• [AIM] Pick out the lines in the listing below that contain the word "script" and copy them.
** BEGIN AVAILABLE RECORDS **
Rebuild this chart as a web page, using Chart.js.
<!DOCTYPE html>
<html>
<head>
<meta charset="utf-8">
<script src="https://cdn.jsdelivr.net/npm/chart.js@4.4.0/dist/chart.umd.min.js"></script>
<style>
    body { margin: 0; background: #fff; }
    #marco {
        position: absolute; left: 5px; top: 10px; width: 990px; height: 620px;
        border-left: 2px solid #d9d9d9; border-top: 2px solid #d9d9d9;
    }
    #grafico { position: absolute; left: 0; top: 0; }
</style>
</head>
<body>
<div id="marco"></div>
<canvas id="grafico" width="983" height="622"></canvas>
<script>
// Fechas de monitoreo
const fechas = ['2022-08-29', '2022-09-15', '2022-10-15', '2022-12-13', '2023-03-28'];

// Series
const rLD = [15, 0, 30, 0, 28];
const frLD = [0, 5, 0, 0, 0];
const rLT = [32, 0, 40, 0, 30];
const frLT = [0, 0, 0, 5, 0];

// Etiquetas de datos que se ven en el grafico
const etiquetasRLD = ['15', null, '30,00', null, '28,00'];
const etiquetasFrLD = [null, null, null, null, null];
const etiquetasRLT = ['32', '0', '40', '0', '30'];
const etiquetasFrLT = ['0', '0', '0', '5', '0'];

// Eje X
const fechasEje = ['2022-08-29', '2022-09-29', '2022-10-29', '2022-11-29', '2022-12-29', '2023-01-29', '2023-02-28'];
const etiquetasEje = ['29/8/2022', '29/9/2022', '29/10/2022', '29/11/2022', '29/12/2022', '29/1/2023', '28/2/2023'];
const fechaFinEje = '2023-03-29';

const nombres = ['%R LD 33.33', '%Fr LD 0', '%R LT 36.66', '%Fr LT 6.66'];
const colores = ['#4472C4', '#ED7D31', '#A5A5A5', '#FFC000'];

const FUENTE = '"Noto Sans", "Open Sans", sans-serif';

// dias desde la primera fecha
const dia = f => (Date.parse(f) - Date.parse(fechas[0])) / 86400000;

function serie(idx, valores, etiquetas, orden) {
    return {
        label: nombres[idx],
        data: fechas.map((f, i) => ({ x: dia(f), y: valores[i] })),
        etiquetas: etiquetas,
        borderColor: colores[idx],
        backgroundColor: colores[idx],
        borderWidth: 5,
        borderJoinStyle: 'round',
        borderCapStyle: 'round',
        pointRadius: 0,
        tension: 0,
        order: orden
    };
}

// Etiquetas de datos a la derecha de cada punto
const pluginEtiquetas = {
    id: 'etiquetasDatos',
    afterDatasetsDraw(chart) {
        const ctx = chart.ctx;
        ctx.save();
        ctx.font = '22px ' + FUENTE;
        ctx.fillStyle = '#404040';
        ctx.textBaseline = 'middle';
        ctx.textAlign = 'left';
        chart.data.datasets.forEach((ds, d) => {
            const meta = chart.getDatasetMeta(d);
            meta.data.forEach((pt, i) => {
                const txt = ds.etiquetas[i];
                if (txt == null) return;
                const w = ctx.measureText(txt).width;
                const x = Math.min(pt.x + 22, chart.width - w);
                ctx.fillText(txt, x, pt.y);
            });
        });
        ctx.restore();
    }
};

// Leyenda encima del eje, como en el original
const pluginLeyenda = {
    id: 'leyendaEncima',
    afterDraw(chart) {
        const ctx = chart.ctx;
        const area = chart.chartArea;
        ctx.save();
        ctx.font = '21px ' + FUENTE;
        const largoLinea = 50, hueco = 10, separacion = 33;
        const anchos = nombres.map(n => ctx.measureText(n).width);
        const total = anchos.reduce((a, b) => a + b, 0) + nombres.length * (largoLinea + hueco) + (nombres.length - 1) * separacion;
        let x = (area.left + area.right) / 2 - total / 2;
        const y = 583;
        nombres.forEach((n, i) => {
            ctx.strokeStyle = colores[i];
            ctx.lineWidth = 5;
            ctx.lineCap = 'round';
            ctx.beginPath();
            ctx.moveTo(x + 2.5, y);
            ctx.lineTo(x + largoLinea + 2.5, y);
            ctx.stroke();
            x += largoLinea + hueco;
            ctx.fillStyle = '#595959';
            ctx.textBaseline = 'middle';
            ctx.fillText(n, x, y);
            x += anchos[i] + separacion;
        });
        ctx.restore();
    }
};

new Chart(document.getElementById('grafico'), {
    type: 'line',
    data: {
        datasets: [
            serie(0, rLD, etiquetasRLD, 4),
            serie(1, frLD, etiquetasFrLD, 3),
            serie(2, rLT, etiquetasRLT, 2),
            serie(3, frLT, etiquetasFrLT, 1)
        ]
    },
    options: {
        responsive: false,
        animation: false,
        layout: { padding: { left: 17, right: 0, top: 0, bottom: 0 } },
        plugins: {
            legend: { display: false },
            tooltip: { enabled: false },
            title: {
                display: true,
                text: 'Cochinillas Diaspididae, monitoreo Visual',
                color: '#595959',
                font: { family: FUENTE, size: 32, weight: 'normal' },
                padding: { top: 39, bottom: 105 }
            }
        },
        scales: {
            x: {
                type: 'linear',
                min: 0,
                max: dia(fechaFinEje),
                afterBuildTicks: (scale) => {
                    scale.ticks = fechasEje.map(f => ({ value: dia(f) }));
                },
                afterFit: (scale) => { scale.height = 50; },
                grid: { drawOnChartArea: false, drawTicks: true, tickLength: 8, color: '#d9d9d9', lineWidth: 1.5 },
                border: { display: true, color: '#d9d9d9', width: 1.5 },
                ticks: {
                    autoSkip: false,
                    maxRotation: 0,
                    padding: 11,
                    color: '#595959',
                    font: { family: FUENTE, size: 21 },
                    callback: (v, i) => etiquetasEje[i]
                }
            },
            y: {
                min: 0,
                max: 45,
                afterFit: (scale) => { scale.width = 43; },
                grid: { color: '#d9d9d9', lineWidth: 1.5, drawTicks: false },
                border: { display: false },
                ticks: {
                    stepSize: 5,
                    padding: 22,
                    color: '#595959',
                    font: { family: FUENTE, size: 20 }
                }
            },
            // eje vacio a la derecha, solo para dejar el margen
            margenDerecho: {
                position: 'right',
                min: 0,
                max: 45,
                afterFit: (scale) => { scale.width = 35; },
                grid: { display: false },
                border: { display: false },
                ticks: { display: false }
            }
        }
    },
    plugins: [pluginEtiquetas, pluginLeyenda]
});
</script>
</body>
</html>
** END AVAILABLE RECORDS **
** BEGIN AVAILABLE RECORDS **
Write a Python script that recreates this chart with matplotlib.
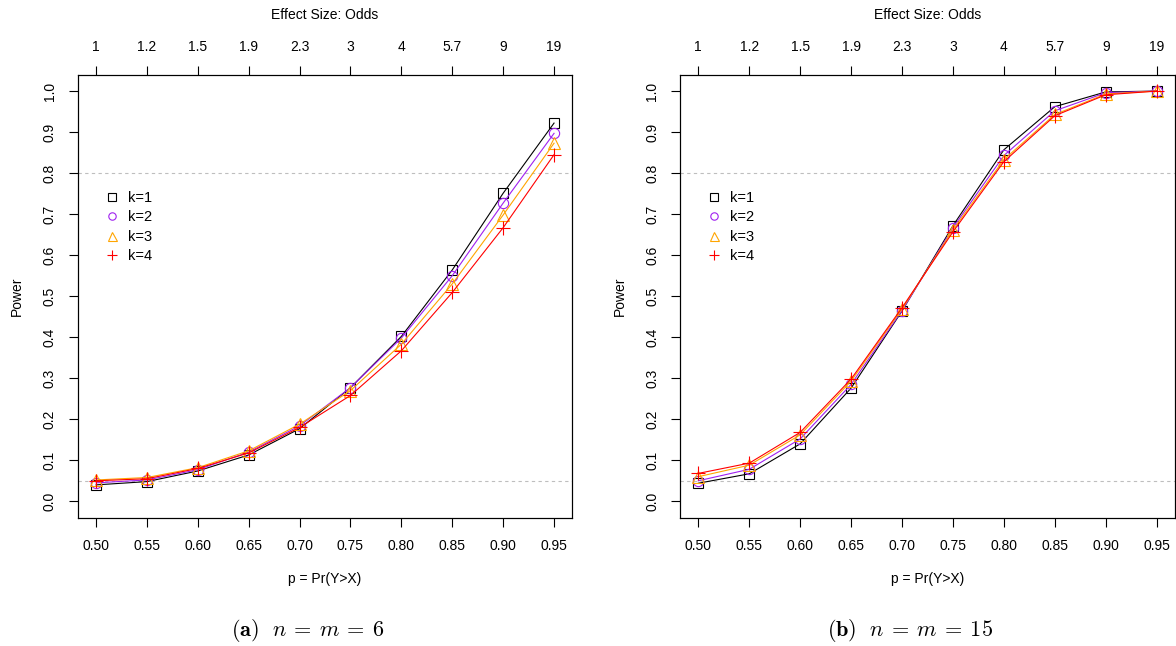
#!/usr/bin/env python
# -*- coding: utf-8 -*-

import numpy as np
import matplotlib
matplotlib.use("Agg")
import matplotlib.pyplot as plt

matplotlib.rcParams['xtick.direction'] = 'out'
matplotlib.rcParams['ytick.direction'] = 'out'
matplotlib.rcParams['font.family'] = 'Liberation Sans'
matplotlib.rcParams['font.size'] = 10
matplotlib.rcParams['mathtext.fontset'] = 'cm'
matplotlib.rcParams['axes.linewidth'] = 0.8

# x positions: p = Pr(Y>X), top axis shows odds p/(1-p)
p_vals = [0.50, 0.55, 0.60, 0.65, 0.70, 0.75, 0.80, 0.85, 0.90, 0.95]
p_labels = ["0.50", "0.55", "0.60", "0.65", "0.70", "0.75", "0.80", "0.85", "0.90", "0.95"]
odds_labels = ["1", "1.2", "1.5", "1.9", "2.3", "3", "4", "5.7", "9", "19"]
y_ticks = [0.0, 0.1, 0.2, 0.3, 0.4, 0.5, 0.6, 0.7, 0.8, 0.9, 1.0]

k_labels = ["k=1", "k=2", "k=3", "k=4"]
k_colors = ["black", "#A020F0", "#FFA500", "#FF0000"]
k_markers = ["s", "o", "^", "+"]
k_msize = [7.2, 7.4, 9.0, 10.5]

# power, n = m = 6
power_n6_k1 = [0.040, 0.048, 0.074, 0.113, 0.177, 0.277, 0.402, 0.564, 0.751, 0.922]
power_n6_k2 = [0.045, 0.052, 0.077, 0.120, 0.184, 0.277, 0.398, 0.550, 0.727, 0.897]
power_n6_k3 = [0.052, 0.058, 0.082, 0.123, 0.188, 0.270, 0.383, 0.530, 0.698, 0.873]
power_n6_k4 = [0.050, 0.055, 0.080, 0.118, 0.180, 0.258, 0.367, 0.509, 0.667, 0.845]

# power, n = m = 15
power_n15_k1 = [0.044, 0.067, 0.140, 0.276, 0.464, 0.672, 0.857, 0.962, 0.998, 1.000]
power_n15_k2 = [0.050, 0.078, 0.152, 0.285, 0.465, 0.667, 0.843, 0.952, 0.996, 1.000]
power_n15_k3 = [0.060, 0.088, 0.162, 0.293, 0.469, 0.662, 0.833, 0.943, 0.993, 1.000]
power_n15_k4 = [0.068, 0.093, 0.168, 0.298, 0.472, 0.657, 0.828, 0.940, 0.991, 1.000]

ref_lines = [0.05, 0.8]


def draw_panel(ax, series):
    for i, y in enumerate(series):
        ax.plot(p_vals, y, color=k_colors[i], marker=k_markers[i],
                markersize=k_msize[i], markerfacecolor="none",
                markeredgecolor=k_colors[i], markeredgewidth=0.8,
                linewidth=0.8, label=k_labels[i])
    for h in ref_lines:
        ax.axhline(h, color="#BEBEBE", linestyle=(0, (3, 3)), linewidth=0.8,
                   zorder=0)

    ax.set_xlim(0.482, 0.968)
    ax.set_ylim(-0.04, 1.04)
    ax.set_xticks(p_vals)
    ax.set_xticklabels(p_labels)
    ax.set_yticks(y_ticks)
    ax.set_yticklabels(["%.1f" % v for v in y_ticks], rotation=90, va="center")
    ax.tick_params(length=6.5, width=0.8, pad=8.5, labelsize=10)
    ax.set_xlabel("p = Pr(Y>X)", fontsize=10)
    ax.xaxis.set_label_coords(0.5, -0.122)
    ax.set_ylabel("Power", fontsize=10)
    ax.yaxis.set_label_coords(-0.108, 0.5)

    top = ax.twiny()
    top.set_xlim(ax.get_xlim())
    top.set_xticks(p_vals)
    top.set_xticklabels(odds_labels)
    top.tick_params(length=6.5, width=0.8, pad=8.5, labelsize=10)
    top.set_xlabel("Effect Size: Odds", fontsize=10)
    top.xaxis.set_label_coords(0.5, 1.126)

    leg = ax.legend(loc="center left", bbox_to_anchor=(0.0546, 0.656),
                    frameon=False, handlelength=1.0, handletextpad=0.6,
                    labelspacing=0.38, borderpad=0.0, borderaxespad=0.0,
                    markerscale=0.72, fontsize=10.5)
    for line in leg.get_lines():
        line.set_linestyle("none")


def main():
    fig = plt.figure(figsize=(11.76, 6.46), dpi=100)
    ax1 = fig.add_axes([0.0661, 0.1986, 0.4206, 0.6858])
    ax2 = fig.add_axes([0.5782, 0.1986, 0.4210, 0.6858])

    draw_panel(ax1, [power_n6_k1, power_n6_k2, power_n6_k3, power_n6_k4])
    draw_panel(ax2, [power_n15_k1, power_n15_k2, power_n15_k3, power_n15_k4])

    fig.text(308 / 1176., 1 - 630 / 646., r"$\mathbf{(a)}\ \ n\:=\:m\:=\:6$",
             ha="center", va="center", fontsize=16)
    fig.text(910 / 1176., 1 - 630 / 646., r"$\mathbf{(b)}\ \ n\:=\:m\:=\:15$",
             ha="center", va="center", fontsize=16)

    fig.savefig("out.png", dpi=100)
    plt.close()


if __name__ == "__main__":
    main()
** END AVAILABLE RECORDS **
• [EXPECTED ANSWER]
<script src="https://cdn.jsdelivr.net/npm/chart.js@4.4.0/dist/chart.umd.min.js"></script>
<script>
</script>
Write a Python script that recreates this chart with matplotlib.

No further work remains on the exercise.